Epekwitk Place Names
L’nuey engaged the Mi’kmaq community on their vision for their Rights and Reconciliation Initiative, which included a series of community-based consultation sessions held between December 2019 and March 2020, as well as an online survey.
A number of themes emerged from the visioning sessions. One of these was: “The importance of revitalizing Mi’kmaq language and culture.”
The overwhelming majority of those who attended the sessions felt that central to any discussion on Mi’kmaq nationhood is the return to tradition, whether that be language, ceremony, forms of government or land use.
Since 2020, in recognition of Indigenous Awareness Week, L’nuey and the Government of PEI have partnered to raise awareness of Mi’kmaq place names through our Signage Initiative across the province while celebrating Epekwitk’s Mi’kmaq history.
Mi’kmaq place names are insights into the Island’s geography and human history. Unlike many English language place names that have been transposed from locations in other countries or named after people, the Mi’kmaq names are rooted in a description of that specific location or highlight activities that would take place there.
By including the rich history of the Mi’kmaq into PEI’s culture and landscapes, there is a great deal that we can learn about this Island through knowledge of these place names and what they mean.

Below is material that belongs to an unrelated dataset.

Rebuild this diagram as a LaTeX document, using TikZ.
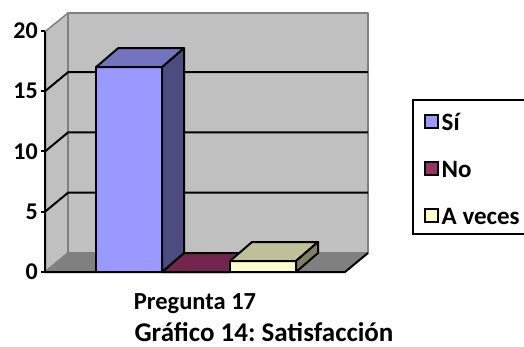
\documentclass[tikz,border=0pt]{standalone}
\usepackage{fontspec}
\setmainfont{Carlito}
\usetikzlibrary{positioning}
\frenchspacing

\definecolor{wallgray}{HTML}{C0C0C0}
\definecolor{floorgray}{HTML}{808080}
\definecolor{sifront}{HTML}{9999FF}
\definecolor{sitop}{HTML}{7373BF}
\definecolor{siside}{HTML}{4C4C80}
\definecolor{nofront}{HTML}{993366}
\definecolor{notop}{HTML}{73264D}
\definecolor{avfront}{HTML}{FFFFCC}
\definecolor{avtop}{HTML}{BFBF99}
\definecolor{avside}{HTML}{808066}

\begin{document}
\begin{tikzpicture}[x=1pt,y=-1pt,
	wall/.style={fill=wallgray,draw=floorgray,line width=1.5pt,line join=round},
	gridline/.style={line width=2pt},
	face/.style={draw=black,line width=2pt,line join=round},
	lbl/.style={font=\bfseries\fontsize{25}{30}\selectfont,inner sep=0pt},
	ticklbl/.style={font=\bfseries\fontsize{24}{28}\selectfont,inner sep=0pt},
	swatch/.style={draw=black,line width=2pt,minimum size=13pt,inner sep=0pt}]
	\useasboundingbox (0,0) rectangle (524,347);
	% walls and floor
	\draw[wall] (45,272) -- (45,31.7) -- (68,13) -- (68,253) -- cycle;
	\draw[wall] (68,13) rectangle (368,253);
	\fill[floorgray] (45,272) -- (68,253) -- (368,253) -- (345,272) -- cycle;
	\draw[floorgray,line width=1.5pt] (45,272) -- (68,253);
	\foreach \v in {5,10,15}
		\draw[gridline] (45,{272-12.05*\v}) -- ++(23,-19) -- ++(300,0);
	% axis
	\draw[gridline] (45,31.7) -- (45,272) -- (345,272) -- (368,253);
	\foreach \v in {0,5,...,20}{
		\draw[gridline] (41,{272-12.05*\v}) -- (45,{272-12.05*\v});
		\draw node (t\v)[ticklbl,anchor=east] at (38,{272-12.05*\v}) {\v};
	}
	% No (0)
	\draw[face,fill=notop] (162,272) -- (184,253) -- (252,253) -- (230,272) -- cycle;
	% A veces (1)
	\draw[face,fill=avfront] (230,272) rectangle (296,261);
	\draw[face,fill=avtop] (230,261) -- (252,242) -- (318,242) -- (296,261) -- cycle;
	\draw[face,fill=avside] (296,261) -- (318,242) -- (318,253) -- (296,272) -- cycle;
	% Si (17)
	\draw[face,fill=sifront] (96,272) rectangle (162,67.2);
	\draw[face,fill=sitop] (96,67.2) -- (118,48.2) -- (184,48.2) -- (162,67.2) -- cycle;
	\draw[face,fill=siside] (162,67.2) -- (184,48.2) -- (184,253) -- (162,272) -- cycle;
	% legend
	\draw[line width=2pt] (413.3,100) rectangle (530,234);
	\draw node (s1)[swatch,fill=sifront] at (431,122) {};
	\draw node (s2)[swatch,fill=nofront,below=32pt of s1] {};
	\draw node (s3)[swatch,fill=avfront,below=32pt of s2] {};
	\draw node (l1)[lbl,right=3pt of s1] {Sí};
	\draw node (l2)[lbl,right=3pt of s2] {No};
	\draw node (l3)[lbl,right=3pt of s3] {A veces};
	% titles
	\draw node (xlab)[lbl,font=\bfseries\fontsize{24.5}{28}\selectfont,anchor=base] at (195,309) {Pregunta 17};
	\draw node (cap)[lbl,font=\bfseries\fontsize{27}{30}\selectfont,anchor=base] at (264,341) {Gráfico 14: Satisfacción};
\end{tikzpicture}
\end{document}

Miminegash? Montague? As some Islanders may know, numerous PEI place names have a Mi’kmaq language origin. However, few people know what they mean and represent. Miminegash, for instance, has its origins in the Mi’kmaq word “Elminikej,” which means “let us carry something animate on our shoulders.” Cardigan, traditionally known to the Mi’kmaq as “Wapuktuji’jk”, translates to “little white woods place”.
This is an important partnership with the province in the spirit of language revitalization and reconciliation. These place names are very descriptive and rooted in natural and human history, in geography, and they provide a window into how we traditionally went about our daily lives.
This brings to 29 the total number of Mi’kmaq place names/signs installed across PEI since 2020.
These signs have been installed in Belfast, West River, Bayview, Belle River, Cardigan, Murray River, East Point, Beech Point, Miminegash and Port Hill.